Frank McIntyre is the leading comedian, and devotees of Frank McIntyre, like those of all other stout comedians, do not consider it necessary for him to be supplied with amusing lines. They laugh loyally at whatever he says, even before he has finished saying it. The cast includes John Westley and Dorothy MacKaye.

There is a delicate air about the attraction now at the Thirtyninth Street Theatre, and I fear that it is not long for this world. Deborah Bierne's Irish Players are there, dispensing anti-British propaganda, in the form of three one-act plays. It seems that the Irish Players started out at the Provincetown Theatre, that miniature playhouse that was made from an old stable — I forget what they did to remodel it; I think they just put in an extra stall, to serve as the stage. Then part of the company then got ambitious, left the rest downtown, and came up to the white-light district. Now, almost anything that can be crowded under the head of acting goes, down in the Provincetown Playhouse. But when the players appear in a regular theatre, somehow it does not seem so refreshingly quaint for them to have learned by heart approximately one speech in each play, and to have to interrupt their rôles standing almost in the wings, repeating each line word for word after the prompter.

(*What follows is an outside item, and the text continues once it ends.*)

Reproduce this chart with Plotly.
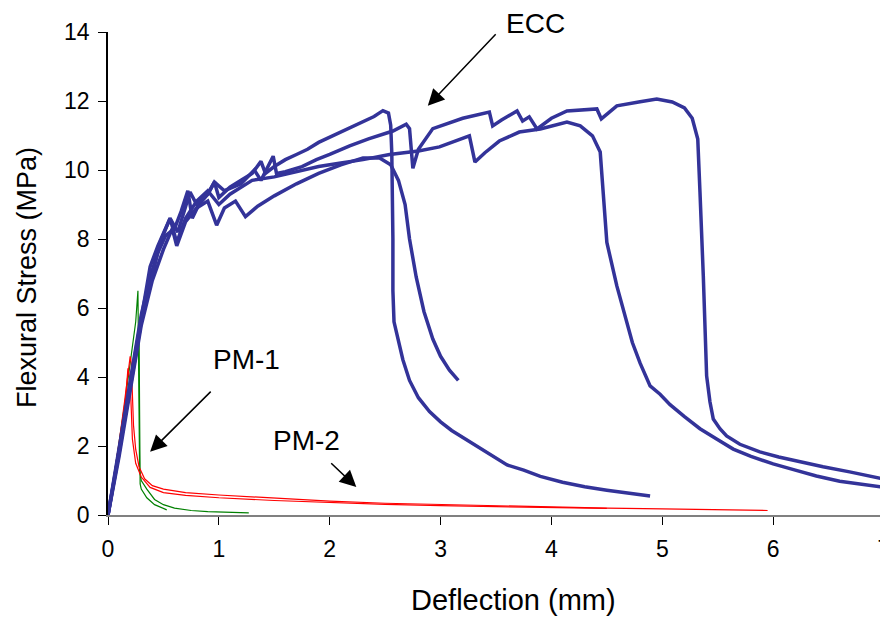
import plotly.graph_objects as go

# ---- data ----
ecc_a_x = [0, 0.1, 0.2, 0.3, 0.38, 0.45, 0.52, 0.6, 0.66, 0.72, 0.76, 0.82, 0.9, 0.96, 1.0, 1.1, 1.2, 1.3, 1.38, 1.42, 1.5, 1.6, 1.7, 1.8, 1.9, 2.0, 2.1, 2.2, 2.3, 2.4, 2.48, 2.53, 2.55, 2.56, 2.57, 2.57, 2.58, 2.62, 2.66, 2.72, 2.8, 2.9, 3.0, 3.1, 3.2, 3.35, 3.5, 3.6, 3.75, 3.9, 4.1, 4.3, 4.5, 4.7, 4.89]
ecc_a_y = [0, 1.9, 3.9, 5.8, 6.9, 7.6, 8.1, 8.3, 8.8, 9.4, 8.6, 9.0, 9.3, 9.65, 9.2, 9.5, 9.7, 9.9, 10.25, 9.9, 10.1, 10.3, 10.45, 10.6, 10.8, 10.95, 11.1, 11.25, 11.4, 11.55, 11.72, 11.65, 11.3, 10.5, 8.0, 6.5, 5.6, 5.0, 4.5, 3.9, 3.4, 3.0, 2.7, 2.45, 2.25, 1.95, 1.65, 1.45, 1.3, 1.12, 0.95, 0.82, 0.72, 0.63, 0.55]

ecc_b_x = [0, 0.1, 0.2, 0.3, 0.4, 0.5, 0.58, 0.62, 0.7, 0.8, 0.9, 0.98, 1.05, 1.15, 1.24, 1.35, 1.5, 1.7, 1.9, 2.1, 2.3, 2.45, 2.55, 2.62, 2.68, 2.72, 2.78, 2.85, 2.93, 3.0, 3.08, 3.16]
ecc_b_y = [0, 1.7, 3.6, 5.5, 6.8, 7.7, 8.3, 7.8, 8.5, 8.9, 9.1, 8.4, 8.9, 9.1, 8.65, 8.95, 9.25, 9.6, 9.9, 10.15, 10.35, 10.35, 10.15, 9.7, 9.0, 8.0, 6.9, 5.9, 5.1, 4.6, 4.2, 3.9]

ecc_c_x = [0, 0.1, 0.2, 0.3, 0.4, 0.47, 0.56, 0.62, 0.7, 0.8, 0.9, 1.0, 1.1, 1.2, 1.3, 1.5, 1.7, 1.9, 2.1, 2.3, 2.54, 2.8, 2.99, 3.15, 3.26, 3.31, 3.4, 3.53, 3.71, 3.9, 4.14, 4.26, 4.37, 4.44, 4.46, 4.48, 4.5, 4.59, 4.66, 4.73, 4.8, 4.89, 4.98, 5.07, 5.2, 5.34, 5.49, 5.64, 5.8, 6.0, 6.2, 6.39, 6.6, 6.8, 7.0]
ecc_c_y = [0, 1.8, 3.7, 5.6, 7.0, 7.9, 8.6, 7.9, 8.6, 9.1, 9.4, 9.0, 9.3, 9.5, 9.7, 9.8, 9.95, 10.1, 10.2, 10.3, 10.45, 10.55, 10.67, 10.85, 10.99, 10.23, 10.5, 10.84, 11.1, 11.19, 11.39, 11.28, 10.99, 10.52, 9.54, 8.5, 7.9, 6.64, 5.8, 5.0, 4.4, 3.74, 3.5, 3.2, 2.85, 2.5, 2.2, 1.91, 1.7, 1.48, 1.3, 1.13, 0.98, 0.88, 0.8]

ecc_d_x = [0, 0.1, 0.2, 0.3, 0.38, 0.45, 0.52, 0.56, 0.63, 0.7, 0.74, 0.8, 0.9, 0.96, 1.05, 1.2, 1.32, 1.38, 1.49, 1.52, 1.6, 1.75, 1.88, 2.0, 2.18, 2.35, 2.57, 2.69, 2.72, 2.75, 2.8, 2.93, 3.2, 3.44, 3.47, 3.55, 3.69, 3.74, 3.8, 3.87, 4.0, 4.14, 4.41, 4.45, 4.59, 4.8, 4.95, 5.09, 5.2, 5.27, 5.32, 5.34, 5.36, 5.37, 5.39, 5.4, 5.43, 5.46, 5.52, 5.58, 5.7, 5.88, 6.05, 6.24, 6.45, 6.69, 6.85, 7.0]
ecc_d_y = [0, 1.8, 3.8, 5.7, 7.2, 7.8, 8.3, 8.6, 8.2, 8.9, 9.36, 9.0, 9.3, 9.65, 9.4, 9.6, 10.0, 9.7, 10.4, 9.9, 9.95, 10.1, 10.3, 10.45, 10.7, 10.9, 11.13, 11.33, 11.2, 10.05, 10.6, 11.2, 11.5, 11.68, 11.28, 11.45, 11.71, 11.42, 11.54, 11.19, 11.5, 11.71, 11.77, 11.48, 11.86, 11.98, 12.06, 11.97, 11.8, 11.5, 10.9, 9.36, 8.0, 6.93, 5.0, 4.03, 3.28, 2.78, 2.5, 2.29, 2.05, 1.83, 1.68, 1.54, 1.4, 1.25, 1.13, 1.04]

pm1_a_x = [0, 0.05, 0.1, 0.15, 0.2, 0.25, 0.27, 0.275, 0.28, 0.285, 0.3, 0.35, 0.42, 0.5, 0.6, 0.75, 0.9, 1.05, 1.27]
pm1_a_y = [0, 1.0, 2.1, 3.2, 4.4, 5.6, 6.5, 5.0, 2.5, 1.3, 1.0, 0.75, 0.45, 0.3, 0.2, 0.13, 0.1, 0.08, 0.06]
pm1_b_x = [0, 0.05, 0.1, 0.15, 0.2, 0.25, 0.28, 0.285, 0.29, 0.3, 0.35, 0.42, 0.5, 0.53]
pm1_b_y = [0, 0.9, 1.9, 2.9, 3.9, 4.9, 5.4, 3.0, 0.9, 0.75, 0.5, 0.3, 0.18, 0.15]

pm2_a_x = [0, 0.05, 0.1, 0.15, 0.2, 0.21, 0.22, 0.23, 0.25, 0.28, 0.33, 0.4, 0.5, 0.7, 1.0, 1.5, 2.0, 2.5, 3.0, 3.5, 4.0, 4.5, 5.0, 5.5, 5.95]
pm2_a_y = [0, 1.0, 2.1, 3.3, 4.6, 4.4, 3.7, 2.6, 1.9, 1.4, 1.05, 0.85, 0.75, 0.65, 0.58, 0.48, 0.4, 0.34, 0.3, 0.26, 0.22, 0.2, 0.18, 0.16, 0.13]
pm2_b_x = [0, 0.05, 0.1, 0.15, 0.18, 0.2, 0.21, 0.22, 0.25, 0.3, 0.38, 0.5, 0.7, 1.0, 1.5, 2.0, 2.5, 3.0, 3.5, 4.0, 4.5]
pm2_b_y = [0, 0.9, 1.9, 3.0, 4.25, 3.9, 3.0, 2.2, 1.5, 1.1, 0.8, 0.65, 0.57, 0.5, 0.42, 0.36, 0.31, 0.27, 0.24, 0.21, 0.19]

x_ticks = [0, 1, 2, 3, 4, 5, 6, 7]
y_ticks = [0, 2, 4, 6, 8, 10, 12, 14]

BLUE = "#333399"
RED = "#FF0000"
GREEN = "#008000"
FONT = "Liberation Sans, Arial, sans-serif"

fig = go.Figure()
for xs, ys in [(pm1_a_x, pm1_a_y), (pm1_b_x, pm1_b_y)]:
    fig.add_trace(go.Scatter(x=xs, y=ys, mode="lines", line=dict(color=GREEN, width=1.2), showlegend=False))
for xs, ys in [(pm2_a_x, pm2_a_y), (pm2_b_x, pm2_b_y)]:
    fig.add_trace(go.Scatter(x=xs, y=ys, mode="lines", line=dict(color=RED, width=1.2), showlegend=False))
for xs, ys in [(ecc_a_x, ecc_a_y), (ecc_b_x, ecc_b_y), (ecc_c_x, ecc_c_y), (ecc_d_x, ecc_d_y)]:
    fig.add_trace(go.Scatter(x=xs, y=ys, mode="lines", line=dict(color=BLUE, width=3.5), showlegend=False))

# arrows (tip at x,y; tail at ax,ay)
arrows = [
    dict(x=2.885, y=11.86, ax=3.51, ay=13.98),
    dict(x=0.38, y=1.83, ax=0.94, ay=3.62),
    dict(x=2.24, y=0.81, ax=2.0, ay=1.54),
]
for a in arrows:
    fig.add_annotation(x=a["x"], y=a["y"], ax=a["ax"], ay=a["ay"], xref="x", yref="y",
                       axref="x", ayref="y", text="", showarrow=True, arrowhead=2,
                       arrowsize=2.2, arrowwidth=1.5, arrowcolor="black")
# text labels (paper coordinates so the top one is not hidden outside the axis range)
labels = [("ECC", 0.5515, 1.0166), ("PM-1", 0.178, 0.321), ("PM-2", 0.2564, 0.155)]
for t, x, y in labels:
    fig.add_annotation(x=x, y=y, xref="paper", yref="paper", text=t, showarrow=False,
                       xanchor="center", yanchor="middle",
                       font=dict(family=FONT, size=28, color="black"))
# axis titles
fig.add_annotation(x=0.522, y=-0.176, xref="paper", yref="paper", text="Deflection (mm)",
                   xanchor="center", yanchor="middle",
                   showarrow=False, font=dict(family=FONT, size=29, color="black"))
fig.add_annotation(x=-0.1044, y=0.4928, xref="paper", yref="paper", text="Flexural Stress (MPa)",
                   xanchor="center", yanchor="middle",
                   textangle=-90, showarrow=False, font=dict(family=FONT, size=27, color="black"))

# page body adds an 8px offset, so the figure is 8px smaller and margins shifted
fig.update_layout(
    width=880, height=609,
    margin=dict(l=100, r=4, t=24, b=102),
    paper_bgcolor="white", plot_bgcolor="white",
    font=dict(family=FONT, color="black"),
)
fig.update_xaxes(range=[0, 7], tickvals=x_ticks, ticktext=[str(v) for v in x_ticks],
                 showgrid=False, zeroline=False, showline=True, linecolor="#808080", linewidth=1.5,
                 ticks="outside", ticklen=8, tickcolor="black", tickfont=dict(size=23),
                 ticklabelstandoff=5, ticklabeloverflow="allow", automargin=False)
fig.update_yaxes(range=[0, 14], tickvals=y_ticks, ticktext=[str(v) for v in y_ticks],
                 showgrid=False, zeroline=False, showline=True, linecolor="black", linewidth=1.5,
                 ticks="outside", ticklen=8, tickcolor="black", tickfont=dict(size=23),
                 ticklabelstandoff=4, ticklabeloverflow="allow", automargin=False)

fig.write_html("out.html")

The three playlets are A Minute's Wait, Lady Gregory's The Rising of the Moon, and Shaw's O'Flaherty, V.C. The last named, it appears, was suppressed by the British government. The government must have had a clairvoyant vision of what the acting was going to be like.

But when all's said and done, a great and noble work is being done by the Irish Players. I can think of nothing that would so quickly convert one into a rampant Anglophile as an evening spent in witnessing their efforts.